Pub Date: Jan. 1st, 2009
ISBN: 978-1-84767-183-7
Publisher: Canongate

Faber (stories: Vanilla Bright Like Eminem, 2007, etc.) takes on Prometheus.

In this revisionist romp, Faber reimagines the mortal who stole fire from the gods as Canadian linguist Theo Griepenkerl, who makes an amazing discovery when he’s sent to Iraq to help preserve war-threatened historical artifacts. When a bomb destroys a museum, nine dusty scrolls are discovered in a sculpture. They are quickly recognized by Theo (who, of course, reads Aramaic) as a “gospel” written by Malchus, servant to high priest Caiaphas and an eyewitness observer of Christ’s crucifixion. Returning to the West, Theo successfully markets his translation of Malchus’s gospel, which states, among other unholy particulars, that the Son of God’s actual last words were, “Please, somebody, please finish me.” The scholar’s subsequent adventures in the publishing world, juxtaposed with excerpts from the inflammatory gospel, include sexual bliss with an accommodating publisher’s rep, a harrowing experience on a dumbed-down TV talk show, amusing parodies of Amazon.com “reader reviews” (complete with misspellings and typos) and an agonizing reading at a Manhattan bookstore.
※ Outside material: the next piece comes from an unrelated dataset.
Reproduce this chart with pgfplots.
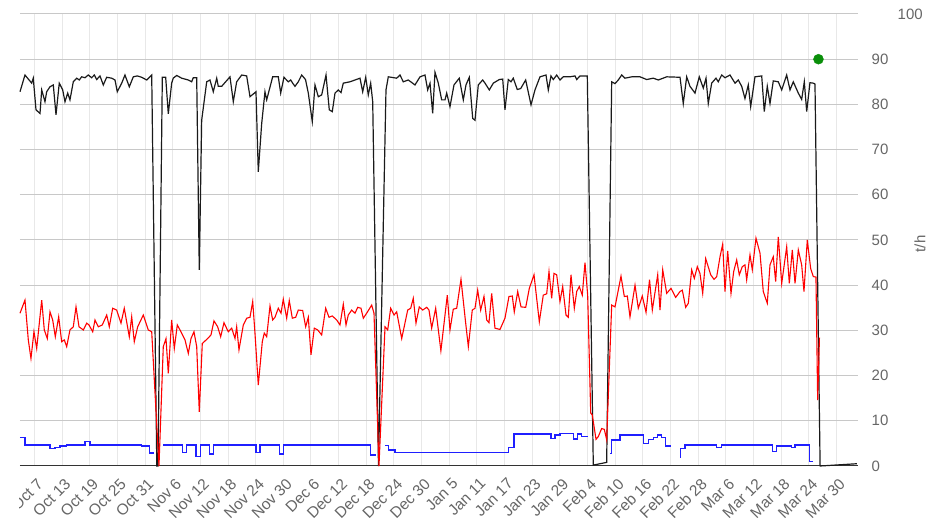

In an easily foreseen climactic twist, Theo’s affront to the sensibilities of good Christian souls who perceive Satan in every sentence of dust-jacket hyperbole (plus some who’ve actually read the book) gets him kidnapped by a pill-popping white Muslim and a courtly Arab. Nothing else in the book matches its witty, impudent opening pages, as Faber pads like an insomniac housecat, stretching out every joke to the very edge of infinity.

“Please, somebody, please finish me”? So saith the potential reader, we prophesy.